## TASK DETAILS
Reproduce the listing below exactly, beginning with its first line and ending with the line that holds "const yMajorExp = ['-1', '0', '1', '2', '3', '4'];"; pictures are not part of the copy.

_ _ _ _ _ _ _

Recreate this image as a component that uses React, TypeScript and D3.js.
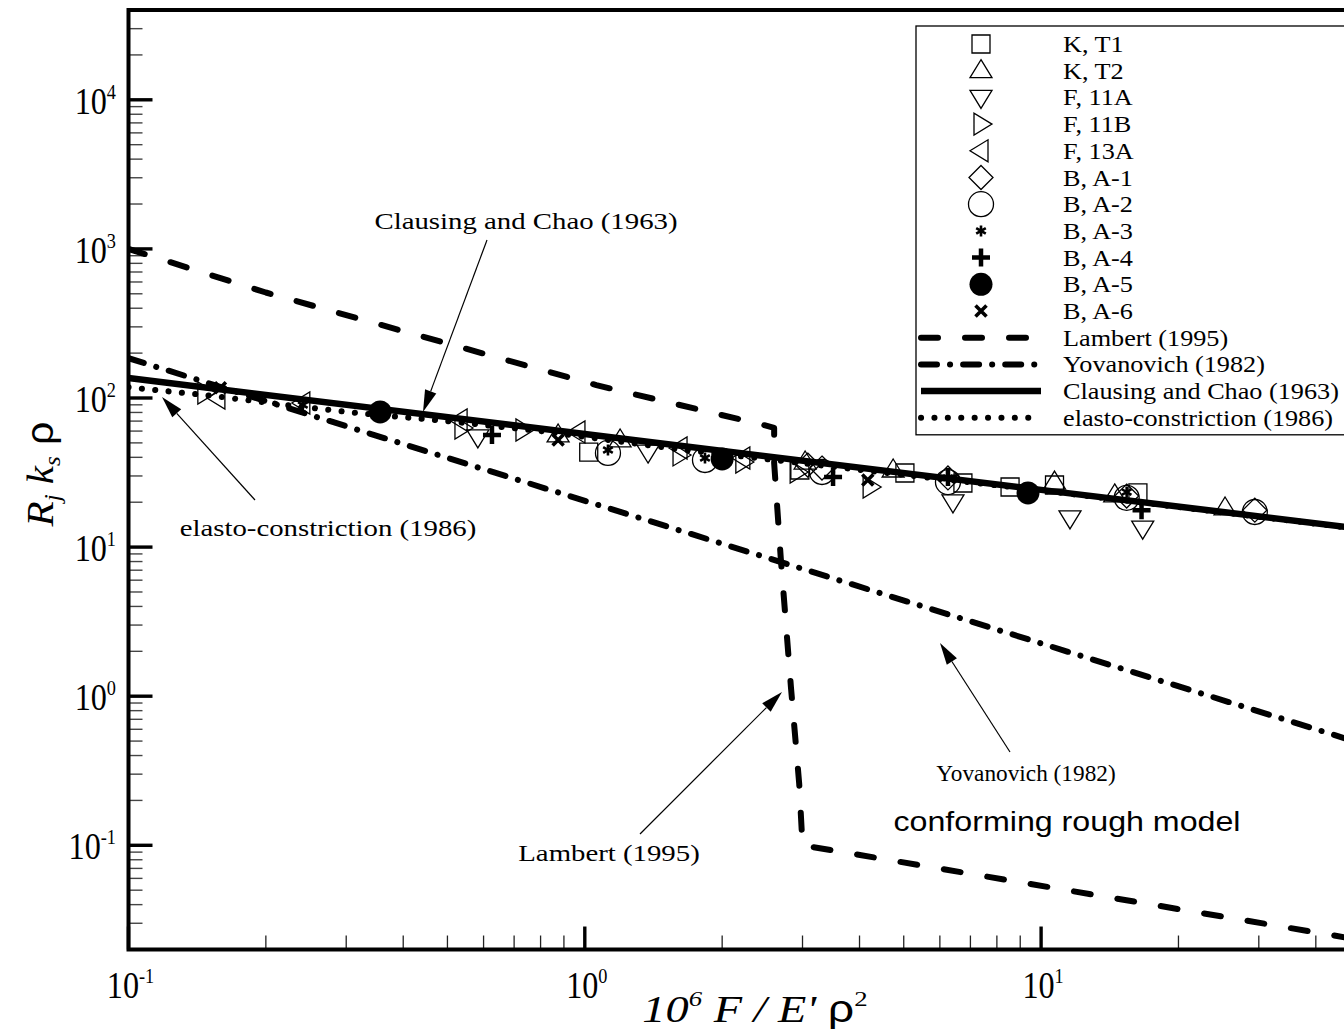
import React from 'react';
import * as d3 from 'd3';

const W = 1344;
const H = 1029;

// axes
const xDomain = [0.1, 50];
const yDomain = [0.02, 4e4];
const xMajor = [0.1, 1, 10];
const xMajorExp = ['-1', '0', '1'];
const yMajor = [0.1, 1, 10, 100, 1000, 10000];
const yMajorExp = ['-1', '0', '1', '2', '3', '4'];

const kT1X = [1.02, 2.96, 5.03, 6.74, 8.55, 10.7, 16.3];
const kT1Y = [43.4, 32.9, 31.4, 26.9, 25.3, 26.1, 23.1];
const kT2X = [0.874, 1.195, 3.04, 4.74, 10.7, 14.5, 25.3];
const kT2Y = [56.5, 52.3, 37.2, 32.9, 27.3, 22.4, 18.3];
const f11aX = [0.583, 1.376, 6.41, 11.57, 16.7];
const f11aY = [54.8, 43.4, 20.1, 15.7, 13.4];
const f11bX = [0.147, 0.538, 0.732, 1.617, 2.22, 2.92, 4.22];
const f11bY = [108, 62.9, 61.0, 41.5, 37.2, 31.9, 25.3];
const f13aX = [0.157, 0.241, 0.533, 0.966, 1.617, 2.22];
const f13aY = [100, 92.6, 71.2, 59.2, 46.2, 39.6];
const bA1X = [3.08, 3.31, 6.25, 15.4, 29.4];
const bA1Y = [35.5, 33.9, 29.1, 22.0, 17.7];
const bA2X = [1.124, 1.834, 3.31, 6.25, 15.4, 29.4];
const bA2Y = [42.8, 38.4, 31.9, 27.3, 21.4, 17.2];
const bA3X = [0.241, 1.124, 1.834, 6.25, 15.4];
const bA3Y = [89.8, 44.8, 39.6, 29.1, 23.4];
const bA4X = [0.626, 3.5, 6.25, 16.6];
const bA4Y = [56.5, 29.5, 29.5, 17.7];
const bA5X = [0.356, 2.0, 9.36];
const bA5Y = [80.6, 39.0, 23.1];
const bA6X = [0.159, 0.874, 4.17];
const bA6Y = [117, 52.3, 28.2];

const seriesLabels = ['K, T1', 'K, T2', 'F, 11A', 'F, 11B', 'F, 13A', 'B, A-1', 'B, A-2', 'B, A-3', 'B, A-4', 'B, A-5', 'B, A-6'];
const seriesShapes = ['square', 'triUp', 'triDown', 'triRight', 'triLeft', 'diamond', 'circle', 'star', 'plus', 'dot', 'cross'];
const seriesX = [kT1X, kT2X, f11aX, f11bX, f13aX, bA1X, bA2X, bA3X, bA4X, bA5X, bA6X];
const seriesY = [kT1Y, kT2Y, f11aY, f11bY, f13aY, bA1Y, bA2Y, bA3Y, bA4Y, bA5Y, bA6Y];

// model curves
const lambertX = [0.1, 0.2, 0.46, 1.06, 2.46, 2.6, 2.6, 2.69, 2.83, 2.95, 3.0, 50];
const lambertY = [1000, 510, 249, 122, 66, 63, 36.6, 8.2, 1.15, 0.26, 0.1, 0.0232];
const yovX = [0.1, 50];
const yovY = [185, 0.485];
const clausX = [0.1, 1, 10, 50];
const clausY = [136, 57.4, 24.2, 13.3];
const elastoX = [0.1, 0.15, 0.22, 0.32, 0.5, 0.8, 1.5, 3, 10, 50];
const elastoY = [118, 104, 90, 79, 70, 60, 46.5, 36.5, 24, 13.2];

const lineLabels = ['Lambert  (1995)', 'Yovanovich (1982)', 'Clausing and Chao (1963)', 'elasto-constriction (1986)'];

const serif = '"Liberation Serif", "Times New Roman", serif';
const sans = '"Liberation Sans", Arial, sans-serif';

const lineStyles = [
  { width: 6, dash: '17 27', cap: 'round' },
  { width: 6, dash: '16 13 0.1 13', cap: 'round' },
  { width: 6.5, dash: null, cap: 'butt' },
  { width: 6, dash: '0.1 13.3', cap: 'round' },
];

function Marker({ shape, cx, cy }: { shape: string; cx: number; cy: number }) {
  const t = `translate(${cx},${cy})`;
  const thin = { fill: 'none', stroke: '#000', strokeWidth: 1.3 };
  switch (shape) {
    case 'square':
      return <path transform={t} d="M-9,-9H9V9H-9Z" {...thin} />;
    case 'triUp':
      return <path transform={t} d="M0,-11L11,7L-11,7Z" {...thin} />;
    case 'triDown':
      return <path transform={t} d="M0,11L11,-7L-11,-7Z" {...thin} />;
    case 'triRight':
      return <path transform={t} d="M11,0L-7,-11L-7,11Z" {...thin} />;
    case 'triLeft':
      return <path transform={t} d="M-11,0L7,-11L7,11Z" {...thin} />;
    case 'diamond':
      return <path transform={t} d="M0,-12L12,0L0,12L-12,0Z" {...thin} />;
    case 'circle':
      return <circle cx={cx} cy={cy} r={12.5} {...thin} />;
    case 'star':
      return (
        <path transform={t} d="M0,-5.5V5.5M-4.8,-2.8L4.8,2.8M-4.8,2.8L4.8,-2.8" stroke="#000" strokeWidth={2.6} />
      );
    case 'plus':
      return <path transform={t} d="M-9,0H9M0,-9V9" stroke="#000" strokeWidth={4.5} />;
    case 'dot':
      return <circle cx={cx} cy={cy} r={11.5} fill="#000" />;
    case 'cross':
      return <path transform={t} d="M-5.5,-5.5L5.5,5.5M-5.5,5.5L5.5,-5.5" stroke="#000" strokeWidth={3.6} />;
    default:
      return null;
  }
}

function Arrow({ x1, y1, x2, y2 }: { x1: number; y1: number; x2: number; y2: number }) {
  const a = Math.atan2(y2 - y1, x2 - x1);
  const len = 22;
  const hw = 6;
  const bx = x2 - len * Math.cos(a);
  const by = y2 - len * Math.sin(a);
  const px = -Math.sin(a) * hw;
  const py = Math.cos(a) * hw;
  return (
    <g>
      <line x1={x1} y1={y1} x2={bx} y2={by} stroke="#000" strokeWidth={1.2} />
      <path d={`M${x2},${y2}L${bx + px},${by + py}L${bx - px},${by - py}Z`} fill="#000" />
    </g>
  );
}

// text with a horizontal stretch, the figure's fonts are wider than Times
function SText({ x, y, sx, fs, anchor, family, children }: any) {
  return (
    <text transform={`translate(${x},${y}) scale(${sx},1)`} fontSize={fs} textAnchor={anchor || 'start'} fontFamily={family || serif}>
      {children}
    </text>
  );
}

export default function App() {
  const x = d3.scaleLog().domain(xDomain).range([128.5, 128.5 + 456.3 * Math.log10(500)]);
  const y = d3.scaleLog().domain(yDomain).range([398 + 149.1 * (2 - Math.log10(0.02)), 398 - 149.1 * (Math.log10(4e4) - 2)]);

  const [x0, x1] = x.range();
  const [yb, yt] = y.range();

  const line = d3
    .line<[number, number]>()
    .x((d) => x(d[0]))
    .y((d) => y(d[1]));

  const zip = (a: number[], b: number[]) => a.map((v, i) => [v, b[i]] as [number, number]);
  const curves = [zip(lambertX, lambertY), zip(yovX, yovY), zip(clausX, clausY), zip(elastoX, elastoY)];

  const isMajor = (v: number) => Math.abs(Math.log10(v) - Math.round(Math.log10(v))) < 1e-9;
  const xMinor = x.ticks().filter((v) => !isMajor(v) && v > xDomain[0] && v < xDomain[1]);
  const yMinor = y.ticks().filter((v) => !isMajor(v) && v > yDomain[0] && v < yDomain[1]);

  const legX = 916;
  const legTop = 26;
  const rowH = 26.7;
  const row0 = 44;
  const nRows = seriesLabels.length + lineLabels.length;

  return (
    <svg
      width={W}
      height={H}
      viewBox={`0 0 ${W} ${H}`}
      style={{ position: 'absolute', left: 0, top: 0, background: '#fff' }}
      fontFamily={serif}
    >
      <defs>
        <clipPath id="plotClip">
          <rect x={x0} y={yt} width={x1 - x0} height={yb - yt} />
        </clipPath>
      </defs>
      <rect x={0} y={0} width={W} height={H} fill="#fff" />

      {/* minor ticks */}
      {yMinor.map((v, i) => (
        <line key={'ym' + i} x1={x0} x2={x0 + 14} y1={y(v)} y2={y(v)} stroke="#444" strokeWidth={1.4} />
      ))}
      {xMinor.map((v, i) => (
        <line key={'xm' + i} x1={x(v)} x2={x(v)} y1={yb} y2={yb - 14} stroke="#222" strokeWidth={1.3} />
      ))}
      {/* major ticks */}
      {yMajor.map((v, i) => (
        <line key={'yM' + i} x1={x0} x2={x0 + 24} y1={y(v)} y2={y(v)} stroke="#000" strokeWidth={3.4} />
      ))}
      {xMajor.map((v, i) => (
        <line key={'xM' + i} x1={x(v)} x2={x(v)} y1={yb} y2={yb - 23} stroke="#000" strokeWidth={3.4} />
      ))}

      {/* model curves */}
      <g clipPath="url(#plotClip)">
        {curves.map((c, i) => (
          <path
            key={'c' + i}
            d={line(c) || ''}
            fill="none"
            stroke="#000"
            strokeWidth={lineStyles[i].width}
            strokeDasharray={lineStyles[i].dash || undefined}
            strokeLinecap={lineStyles[i].cap as any}
            strokeLinejoin="round"
          />
        ))}
      </g>

      {/* data markers */}
      {seriesX.map((xs, si) =>
        xs.map((xv, j) => <Marker key={`m${si}-${j}`} shape={seriesShapes[si]} cx={x(xv)} cy={y(seriesY[si][j])} />)
      )}

      {/* frame */}
      <path d={`M${x0},${yt}H${x1}V${yb}H${x0}Z`} fill="none" stroke="#000" strokeWidth={4} />

      {/* tick labels */}
      {yMajor.map((v, i) => (
        <SText key={'yl' + i} x={116} y={y(v) + 14} sx={0.87} fs={37} anchor="end">
          10
          <tspan dy={-15} fontSize={21}>
            {yMajorExp[i]}
          </tspan>
        </SText>
      ))}
      {xMajor.map((v, i) => (
        <SText key={'xl' + i} x={x(v) + 2} y={yb + 48} sx={0.87} fs={37} anchor="middle">
          10
          <tspan dy={-15} fontSize={21}>
            {xMajorExp[i]}
          </tspan>
        </SText>
      ))}

      {/* axis titles */}
      <SText x={755} y={1022} sx={1.22} fs={38} anchor="middle">
        <tspan fontStyle="italic">10</tspan>
        <tspan fontStyle="italic" dy={-16} fontSize={22}>
          6
        </tspan>
        <tspan fontStyle="italic" dy={16}>
          {' F / E\' '}
        </tspan>
        <tspan fontFamily={sans}>ρ</tspan>
        <tspan dy={-16} fontSize={22}>
          2
        </tspan>
      </SText>
      <text transform="translate(53,474) rotate(-90) scale(1.08,1)" textAnchor="middle" fontSize={38}>
        <tspan fontStyle="italic">R</tspan>
        <tspan fontStyle="italic" fontSize={23} dy={7}>
          j
        </tspan>
        <tspan fontStyle="italic" dy={-7}>
          {' k'}
        </tspan>
        <tspan fontStyle="italic" fontSize={23} dy={7}>
          s
        </tspan>
        <tspan fontFamily={sans} dy={-7}>
          {' ρ'}
        </tspan>
      </text>

      {/* annotations */}
      <SText x={526} y={229} sx={1.2} fs={24} anchor="middle">
        Clausing and Chao (1963)
      </SText>
      <Arrow x1={487} y1={240} x2={423} y2={412} />
      <SText x={328} y={536} sx={1.2} fs={24} anchor="middle">
        elasto-constriction (1986)
      </SText>
      <Arrow x1={255} y1={500} x2={162} y2={397} />
      <SText x={609} y={861} sx={1.2} fs={24} anchor="middle">
        Lambert (1995)
      </SText>
      <Arrow x1={640} y1={834} x2={782} y2={692} />
      <SText x={1026} y={781} sx={1.03} fs={22.6} anchor="middle">
        Yovanovich (1982)
      </SText>
      <Arrow x1={1010} y1={752} x2={940} y2={643} />
      <SText x={1067} y={831} sx={1.15} fs={28} anchor="middle" family={sans}>
        conforming rough model
      </SText>

      {/* legend */}
      <rect x={legX} y={legTop} width={W - legX + 4} height={row0 + rowH * (nRows - 1) + 17 - legTop} fill="#fff" stroke="#000" strokeWidth={1.3} />
      {seriesLabels.map((s, i) => (
        <g key={'ls' + i}>
          <Marker shape={seriesShapes[i]} cx={981} cy={row0 + rowH * i} />
          <SText x={1063} y={row0 + rowH * i + 8} sx={1.16} fs={22.6}>
            {s}
          </SText>
        </g>
      ))}
      {lineLabels.map((s, k) => {
        const i = seriesLabels.length + k;
        const yy = row0 + rowH * i;
        return (
          <g key={'ll' + k}>
            <line
              x1={921}
              x2={1041}
              y1={yy}
              y2={yy}
              stroke="#000"
              strokeWidth={lineStyles[k].width}
              strokeDasharray={lineStyles[k].dash || undefined}
              strokeLinecap={lineStyles[k].cap as any}
            />
            <SText x={1063} y={yy + 8} sx={1.16} fs={22.6}>
              {s}
            </SText>
          </g>
        );
      })}
    </svg>
  );
}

_ _ _ _ _ _ _

## COMPLETE ANSWER
Recreate this image as a component that uses React, TypeScript and D3.js.
import React from 'react';
import * as d3 from 'd3';

const W = 1344;
const H = 1029;

// axes
const xDomain = [0.1, 50];
const yDomain = [0.02, 4e4];
const xMajor = [0.1, 1, 10];
const xMajorExp = ['-1', '0', '1'];
const yMajor = [0.1, 1, 10, 100, 1000, 10000];
const yMajorExp = ['-1', '0', '1', '2', '3', '4'];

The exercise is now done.